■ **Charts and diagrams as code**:
— START —

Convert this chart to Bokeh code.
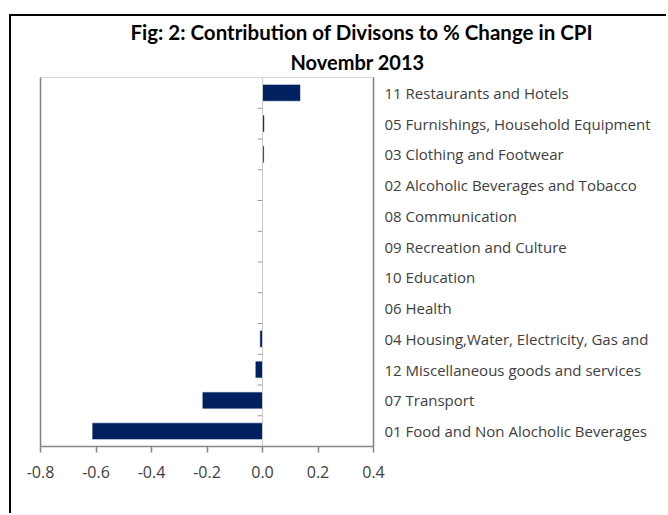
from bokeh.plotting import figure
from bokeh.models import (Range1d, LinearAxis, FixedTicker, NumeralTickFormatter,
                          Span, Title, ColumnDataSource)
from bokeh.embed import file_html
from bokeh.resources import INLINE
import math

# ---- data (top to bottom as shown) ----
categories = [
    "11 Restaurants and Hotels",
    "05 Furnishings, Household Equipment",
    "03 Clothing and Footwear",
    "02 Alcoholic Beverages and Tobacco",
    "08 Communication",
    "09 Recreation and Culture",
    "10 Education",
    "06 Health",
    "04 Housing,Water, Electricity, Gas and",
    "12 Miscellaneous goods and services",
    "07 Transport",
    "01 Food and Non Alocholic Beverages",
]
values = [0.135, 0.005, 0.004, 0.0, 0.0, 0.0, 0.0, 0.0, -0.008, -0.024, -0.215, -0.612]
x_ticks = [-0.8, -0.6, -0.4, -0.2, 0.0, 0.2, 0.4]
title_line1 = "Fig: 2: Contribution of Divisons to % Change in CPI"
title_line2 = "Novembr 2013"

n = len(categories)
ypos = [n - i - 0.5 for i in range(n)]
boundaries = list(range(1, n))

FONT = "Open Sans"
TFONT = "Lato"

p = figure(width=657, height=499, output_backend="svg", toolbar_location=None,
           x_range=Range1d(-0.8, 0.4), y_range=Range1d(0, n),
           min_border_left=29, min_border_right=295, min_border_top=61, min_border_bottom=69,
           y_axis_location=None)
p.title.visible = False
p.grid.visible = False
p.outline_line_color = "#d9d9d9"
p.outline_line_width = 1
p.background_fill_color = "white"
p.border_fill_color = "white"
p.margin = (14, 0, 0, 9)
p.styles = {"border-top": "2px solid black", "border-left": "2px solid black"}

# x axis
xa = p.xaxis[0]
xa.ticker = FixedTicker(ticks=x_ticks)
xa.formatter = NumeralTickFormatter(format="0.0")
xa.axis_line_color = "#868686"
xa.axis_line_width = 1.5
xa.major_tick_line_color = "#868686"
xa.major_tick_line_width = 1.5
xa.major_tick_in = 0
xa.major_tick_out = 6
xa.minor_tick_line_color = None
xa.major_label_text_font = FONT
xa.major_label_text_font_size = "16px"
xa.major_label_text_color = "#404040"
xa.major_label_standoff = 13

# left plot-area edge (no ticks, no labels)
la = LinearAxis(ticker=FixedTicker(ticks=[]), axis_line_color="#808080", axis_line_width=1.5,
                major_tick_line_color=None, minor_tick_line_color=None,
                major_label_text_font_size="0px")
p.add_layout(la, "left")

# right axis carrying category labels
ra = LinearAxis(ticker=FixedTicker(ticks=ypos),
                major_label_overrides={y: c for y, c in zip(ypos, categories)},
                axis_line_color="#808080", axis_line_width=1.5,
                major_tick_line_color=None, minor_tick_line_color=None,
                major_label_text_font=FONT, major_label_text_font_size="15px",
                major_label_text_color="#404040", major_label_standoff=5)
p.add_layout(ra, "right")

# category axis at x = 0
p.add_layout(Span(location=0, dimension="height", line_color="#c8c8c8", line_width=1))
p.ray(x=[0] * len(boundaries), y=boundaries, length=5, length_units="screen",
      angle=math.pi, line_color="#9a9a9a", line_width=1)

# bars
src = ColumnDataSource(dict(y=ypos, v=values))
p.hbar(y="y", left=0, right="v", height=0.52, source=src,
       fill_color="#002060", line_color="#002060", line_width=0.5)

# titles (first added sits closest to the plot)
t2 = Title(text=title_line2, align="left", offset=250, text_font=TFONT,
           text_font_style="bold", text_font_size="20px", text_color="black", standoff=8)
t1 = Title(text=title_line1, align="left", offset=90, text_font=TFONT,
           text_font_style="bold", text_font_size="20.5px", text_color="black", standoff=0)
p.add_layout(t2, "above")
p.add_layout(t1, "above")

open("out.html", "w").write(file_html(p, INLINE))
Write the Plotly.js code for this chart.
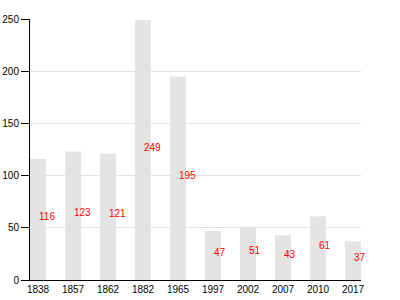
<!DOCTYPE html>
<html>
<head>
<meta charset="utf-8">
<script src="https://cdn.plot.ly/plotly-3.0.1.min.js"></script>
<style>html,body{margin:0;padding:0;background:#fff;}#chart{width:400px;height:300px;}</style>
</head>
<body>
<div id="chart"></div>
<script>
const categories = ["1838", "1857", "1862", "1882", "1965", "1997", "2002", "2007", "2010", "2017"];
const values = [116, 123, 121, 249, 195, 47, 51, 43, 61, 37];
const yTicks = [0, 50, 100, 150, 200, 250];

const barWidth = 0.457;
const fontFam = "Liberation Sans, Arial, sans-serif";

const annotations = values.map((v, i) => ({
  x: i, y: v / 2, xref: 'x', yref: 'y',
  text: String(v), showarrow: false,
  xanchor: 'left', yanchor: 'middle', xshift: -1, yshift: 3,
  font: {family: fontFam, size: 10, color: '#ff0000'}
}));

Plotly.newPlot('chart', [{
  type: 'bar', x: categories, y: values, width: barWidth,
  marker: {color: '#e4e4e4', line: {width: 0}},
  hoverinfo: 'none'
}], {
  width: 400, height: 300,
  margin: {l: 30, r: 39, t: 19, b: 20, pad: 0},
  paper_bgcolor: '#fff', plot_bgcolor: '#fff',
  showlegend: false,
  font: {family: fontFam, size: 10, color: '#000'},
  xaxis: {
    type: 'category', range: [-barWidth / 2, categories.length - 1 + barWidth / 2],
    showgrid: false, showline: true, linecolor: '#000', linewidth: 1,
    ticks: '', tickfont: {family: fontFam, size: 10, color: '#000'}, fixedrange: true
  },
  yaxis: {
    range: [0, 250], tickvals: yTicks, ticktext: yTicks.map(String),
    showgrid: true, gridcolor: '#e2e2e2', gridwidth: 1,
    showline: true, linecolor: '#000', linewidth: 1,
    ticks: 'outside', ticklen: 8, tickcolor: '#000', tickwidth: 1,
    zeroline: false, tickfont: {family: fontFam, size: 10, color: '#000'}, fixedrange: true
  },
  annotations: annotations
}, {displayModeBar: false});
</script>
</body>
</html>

— END —

■ **PROBLEM TO SOLVE**:
Quote the preceding records in their entirety, excluding every picture.

■ **OUTPUT BELOW**:
Convert this chart to Bokeh code.
from bokeh.plotting import figure
from bokeh.models import (Range1d, LinearAxis, FixedTicker, NumeralTickFormatter,
                          Span, Title, ColumnDataSource)
from bokeh.embed import file_html
from bokeh.resources import INLINE
import math

# ---- data (top to bottom as shown) ----
categories = [
    "11 Restaurants and Hotels",
    "05 Furnishings, Household Equipment",
    "03 Clothing and Footwear",
    "02 Alcoholic Beverages and Tobacco",
    "08 Communication",
    "09 Recreation and Culture",
    "10 Education",
    "06 Health",
    "04 Housing,Water, Electricity, Gas and",
    "12 Miscellaneous goods and services",
    "07 Transport",
    "01 Food and Non Alocholic Beverages",
]
values = [0.135, 0.005, 0.004, 0.0, 0.0, 0.0, 0.0, 0.0, -0.008, -0.024, -0.215, -0.612]
x_ticks = [-0.8, -0.6, -0.4, -0.2, 0.0, 0.2, 0.4]
title_line1 = "Fig: 2: Contribution of Divisons to % Change in CPI"
title_line2 = "Novembr 2013"

n = len(categories)
ypos = [n - i - 0.5 for i in range(n)]
boundaries = list(range(1, n))

FONT = "Open Sans"
TFONT = "Lato"

p = figure(width=657, height=499, output_backend="svg", toolbar_location=None,
           x_range=Range1d(-0.8, 0.4), y_range=Range1d(0, n),
           min_border_left=29, min_border_right=295, min_border_top=61, min_border_bottom=69,
           y_axis_location=None)
p.title.visible = False
p.grid.visible = False
p.outline_line_color = "#d9d9d9"
p.outline_line_width = 1
p.background_fill_color = "white"
p.border_fill_color = "white"
p.margin = (14, 0, 0, 9)
p.styles = {"border-top": "2px solid black", "border-left": "2px solid black"}

# x axis
xa = p.xaxis[0]
xa.ticker = FixedTicker(ticks=x_ticks)
xa.formatter = NumeralTickFormatter(format="0.0")
xa.axis_line_color = "#868686"
xa.axis_line_width = 1.5
xa.major_tick_line_color = "#868686"
xa.major_tick_line_width = 1.5
xa.major_tick_in = 0
xa.major_tick_out = 6
xa.minor_tick_line_color = None
xa.major_label_text_font = FONT
xa.major_label_text_font_size = "16px"
xa.major_label_text_color = "#404040"
xa.major_label_standoff = 13

# left plot-area edge (no ticks, no labels)
la = LinearAxis(ticker=FixedTicker(ticks=[]), axis_line_color="#808080", axis_line_width=1.5,
                major_tick_line_color=None, minor_tick_line_color=None,
                major_label_text_font_size="0px")
p.add_layout(la, "left")

# right axis carrying category labels
ra = LinearAxis(ticker=FixedTicker(ticks=ypos),
                major_label_overrides={y: c for y, c in zip(ypos, categories)},
                axis_line_color="#808080", axis_line_width=1.5,
                major_tick_line_color=None, minor_tick_line_color=None,
                major_label_text_font=FONT, major_label_text_font_size="15px",
                major_label_text_color="#404040", major_label_standoff=5)
p.add_layout(ra, "right")

# category axis at x = 0
p.add_layout(Span(location=0, dimension="height", line_color="#c8c8c8", line_width=1))
p.ray(x=[0] * len(boundaries), y=boundaries, length=5, length_units="screen",
      angle=math.pi, line_color="#9a9a9a", line_width=1)

# bars
src = ColumnDataSource(dict(y=ypos, v=values))
p.hbar(y="y", left=0, right="v", height=0.52, source=src,
       fill_color="#002060", line_color="#002060", line_width=0.5)

# titles (first added sits closest to the plot)
t2 = Title(text=title_line2, align="left", offset=250, text_font=TFONT,
           text_font_style="bold", text_font_size="20px", text_color="black", standoff=8)
t1 = Title(text=title_line1, align="left", offset=90, text_font=TFONT,
           text_font_style="bold", text_font_size="20.5px", text_color="black", standoff=0)
p.add_layout(t2, "above")
p.add_layout(t1, "above")

open("out.html", "w").write(file_html(p, INLINE))
Write the Plotly.js code for this chart.
<!DOCTYPE html>
<html>
<head>
<meta charset="utf-8">
<script src="https://cdn.plot.ly/plotly-3.0.1.min.js"></script>
<style>html,body{margin:0;padding:0;background:#fff;}#chart{width:400px;height:300px;}</style>
</head>
<body>
<div id="chart"></div>
<script>
const categories = ["1838", "1857", "1862", "1882", "1965", "1997", "2002", "2007", "2010", "2017"];
const values = [116, 123, 121, 249, 195, 47, 51, 43, 61, 37];
const yTicks = [0, 50, 100, 150, 200, 250];

const barWidth = 0.457;
const fontFam = "Liberation Sans, Arial, sans-serif";

const annotations = values.map((v, i) => ({
  x: i, y: v / 2, xref: 'x', yref: 'y',
  text: String(v), showarrow: false,
  xanchor: 'left', yanchor: 'middle', xshift: -1, yshift: 3,
  font: {family: fontFam, size: 10, color: '#ff0000'}
}));

Plotly.newPlot('chart', [{
  type: 'bar', x: categories, y: values, width: barWidth,
  marker: {color: '#e4e4e4', line: {width: 0}},
  hoverinfo: 'none'
}], {
  width: 400, height: 300,
  margin: {l: 30, r: 39, t: 19, b: 20, pad: 0},
  paper_bgcolor: '#fff', plot_bgcolor: '#fff',
  showlegend: false,
  font: {family: fontFam, size: 10, color: '#000'},
  xaxis: {
    type: 'category', range: [-barWidth / 2, categories.length - 1 + barWidth / 2],
    showgrid: false, showline: true, linecolor: '#000', linewidth: 1,
    ticks: '', tickfont: {family: fontFam, size: 10, color: '#000'}, fixedrange: true
  },
  yaxis: {
    range: [0, 250], tickvals: yTicks, ticktext: yTicks.map(String),
    showgrid: true, gridcolor: '#e2e2e2', gridwidth: 1,
    showline: true, linecolor: '#000', linewidth: 1,
    ticks: 'outside', ticklen: 8, tickcolor: '#000', tickwidth: 1,
    zeroline: false, tickfont: {family: fontFam, size: 10, color: '#000'}, fixedrange: true
  },
  annotations: annotations
}, {displayModeBar: false});
</script>
</body>
</html>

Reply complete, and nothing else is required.